RUFINO TAMAYO

Acróbata y joven arlequín

 

  ‘Niños jugando con fuego’ (1947), Rufino Tamayo

Colección privada

       En Oaxaca, ciudad de Méjico, nace Rufino Tamayo en 1899. Queda huérfano cuando solo tiene ocho años y es recogido por una tía suya, dueña de un almacén de venta de frutas. Alterna su trabajo con los estudios mercantiles. Ingresa en la Escuela de Bellas Artes de San Carlos y a los tres años abandona sus estudios para seguir por su cuenta en su idea de investigador del arte. En el Museo de Antropología encuentra esencias que ha de cultivar después. Tamayo hace desde entonces labor de desfonde en el arte y revuelve la tierra del pasado buscando en ella nuevos asideros. Es uno de los pintores que están dando al arte un carácter que tiende a lo definitivo, un carácter que se origina en Picasso (considerando al gran artista español en lo que de avanzada americana tienen sus creaciones). A Tamayo no se le quería reconocer su valor intrínseco de artista del resurgimiento americano; era una sorpresa demasiado fuerte que no se podía admitir; sonaban demasiado Rivera, Orozco y Siqueiros, que ejercían una gran dictadura. Pero el originalísimo lenguaje pictórico de Tamayo se impuso por su universalidad.

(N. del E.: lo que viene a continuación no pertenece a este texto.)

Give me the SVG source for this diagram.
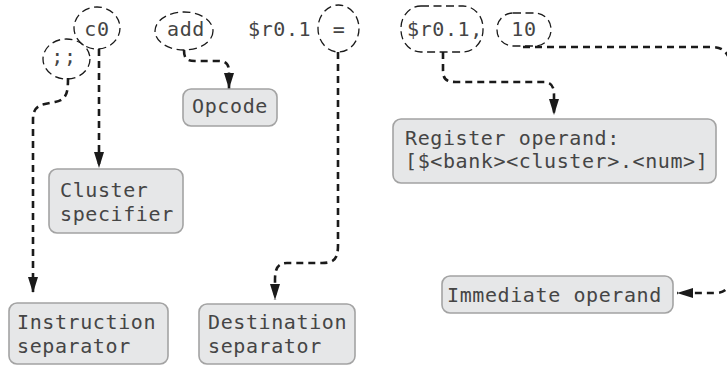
<svg xmlns="http://www.w3.org/2000/svg" width="727" height="366" viewBox="0 0 727 366">
<style>
.tok{fill:none;stroke:#1a1a1a;stroke-width:1.3;stroke-dasharray:8 4.5}
.box{fill:#e6e7e8;stroke:#a3a3a3;stroke-width:1.6}
.t{font-family:"DejaVu Sans Mono","Liberation Mono",monospace;font-size:20px;letter-spacing:0.6px;fill:#454545}
.m{text-anchor:middle}
.c{fill:none;stroke:#1a1a1a;stroke-width:2.6;stroke-dasharray:7 5}
</style>
<defs>
<marker id="ah" markerUnits="userSpaceOnUse" viewBox="0 0 16 10" markerWidth="16" markerHeight="10" refX="16" refY="5" orient="auto">
<path d="M0,0 L16,5 L0,10 z" fill="#1a1a1a"/>
</marker>
</defs>
<rect width="727" height="366" fill="#fff"/>
<g id="tokens">
<g id="tok-c0"><ellipse class="tok" cx="97" cy="28" rx="23" ry="21"/><text class="t m" x="97" y="36">c0</text></g>
<g id="tok-sep"><ellipse class="tok" cx="66.5" cy="59" rx="23.5" ry="20"/><text class="t m" x="64" y="63">;;</text></g>
<g id="tok-add"><ellipse class="tok" cx="184" cy="31" rx="29" ry="19"/><text class="t m" x="186" y="36">add</text></g>
<g id="tok-r0"><text class="t" x="248" y="36">$r0.1</text></g>
<g id="tok-eq"><ellipse class="tok" cx="338.5" cy="28.5" rx="20.5" ry="23.5"/><text class="t m" x="339" y="36">=</text></g>
<g id="tok-r0b"><rect class="tok" x="401" y="6" width="82" height="46" rx="20" ry="22"/><text class="t" x="407" y="36">$r0.1,</text></g>
<g id="tok-10"><rect class="tok" x="497" y="13" width="54" height="33" rx="16" ry="16"/><text class="t m" x="524" y="36">10</text></g>
</g>
<g id="connectors">
<path class="c" marker-end="url(#ah)" d="M99,49 V168"/>
<path class="c" marker-end="url(#ah)" d="M68,78 C68,92 67,100 55,102 L45,104 C36,106 33,110 33,120 V293"/>
<path class="c" marker-end="url(#ah)" d="M184,50 C184,58 186,61 195,61 H218 C226,61 229,64 229,72 V89"/>
<path class="c" marker-end="url(#ah)" d="M338,52 V245 C338,258 335,263 322,263 H287 C278,263 275,268 275,280 V300"/>
<path class="c" marker-end="url(#ah)" d="M443,52 V70 C443,79 446,82 456,82 H544 C551,82 554,86 554,95 V115"/>
<path class="c" marker-end="url(#ah)" d="M523,47 H712 C722,47 728,52 730,62 V280 C729,288 725,293 715,293 H677"/>
</g>
<g id="n-opcode"><rect class="box" x="183" y="89" width="94" height="37" rx="8"/><text class="t m" x="230" y="113">Opcode</text></g>
<g id="n-cluster"><rect class="box" x="49" y="169" width="134" height="64" rx="8"/><text class="t" x="60" y="197">Cluster</text><text class="t" x="60" y="221">specifier</text></g>
<g id="n-register"><rect class="box" x="393" y="119" width="323" height="64" rx="8"/><text class="t" x="405" y="145">Register operand:</text><text class="t" x="405" y="168">[$&lt;bank&gt;&lt;cluster&gt;.&lt;num&gt;]</text></g>
<g id="n-immediate"><rect class="box" x="442" y="276" width="231" height="37" rx="8"/><text class="t" x="447" y="302">Immediate operand</text></g>
<g id="n-instr"><rect class="box" x="9" y="303" width="159" height="61" rx="8"/><text class="t" x="17" y="329">Instruction</text><text class="t" x="17" y="353">separator</text></g>
<g id="n-dest"><rect class="box" x="199" y="304" width="156" height="60" rx="8"/><text class="t" x="208" y="329">Destination</text><text class="t" x="208" y="353">separator</text></g>
</svg>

       Este explorador de la pintura quiere olvidar que los navegantes vikingos pisaron en América, que el marino Colón puso también sus pies allí. Apetece desconocer la blanca planta que holló su continente virgen, hundirse en una especie de protoplasma indio y extraer de la masa informe unos muñecos amasados con pintura fúnebre y llameante polvo de huesos. Quiere sujetar el menor estremecimiento vital. Como un brujo, de aquellos tan temidos antepasados zapotecas, hace naturaleza con sus magos pinceles. Imagino que le hubiera gustado ser murciélago en el aire, raya en el mar o topo en la tierra para ver con esos ojos lo que él busca en su originalísima pintura.

       Sus precolombinos animales, de siniestro aullido y afilados dientes, no dejaron aún el salvajismo de las hondas selvas donde la vegetación esconde todavía esas piedras labradas, testigos de pretéritas existencias, esculturas que la humana prisa o la muerte dejó abandonadas. Va con sus bestias hacia un arte que vuelve a lo primitivo sin dejar de ser avanzado; embute sus tierras, flexibles como serpientes, en esas esculturas; como si pretendiera dar a la inerte piedra la elasticidad y la vida del tallo del bambú.

       Los antepasados zapotecas de Tamayo bullen en él como tigres enjaulados. Y también le patalean y relinchan dentro los ibéricos caballos de Picasso. Investiga para inventar un arte que no sea un breve paso en esta su terrena vida. Enseña que la creación artística es un juego doloroso que hace olvidar la desventura; que la Naturaleza sin ese juego sería un gigante sin manos.

       Las figuras de este mejicano tienen sabor de soledades, de seres que viven una vida rota, tan apartada que al encontrarse se miran como desconocidos; gentes que tocan alguna vez la guitarra con extraños dedos transparentes que dejan ver delgados huesos; conjuntos humanos que cantan con ronca voz de alcohólicos, con el sombrero arrugado a lo portugués; hombres con patillas de bandido serrano. Tamayo hace vivir estos individuos en angostas calles donde las puertas hacen de paredes. Los cielos se llenan de manchas redondas semejantes a globos que se escaparon de las manos de un niño. Grupos que dan una impresión profunda de mundo que se acaba, donde los demás murieron, quedando solo ellos y deseando abandonar la vida cantando, como la dejan los cisnes. Pinta entes con agujeros y cuernos en la cara traspasados por plantas animales que los devoran o los destrozan con unas uñas afiladísimas. Se mezclan puños y animales nunca vistos en un ambiente donde falta el aire. Hay tipos locos que parecen residuos de hombres perdidos en una Luna que ya está sufriendo las últimas contracciones.

        Tamayo está llevando al arte moderno tan inesperadas consecuencias que parece decirnos que el arte ha de ser unión total de la vida, en todas sus manifestaciones, con la enemiga muerte.

LUIS CARRERA MOLINA

Artículo inédito, escrito en octubre de 1956 para el Diario “El Norte de Castilla”, de Valladolid (España), no publicado.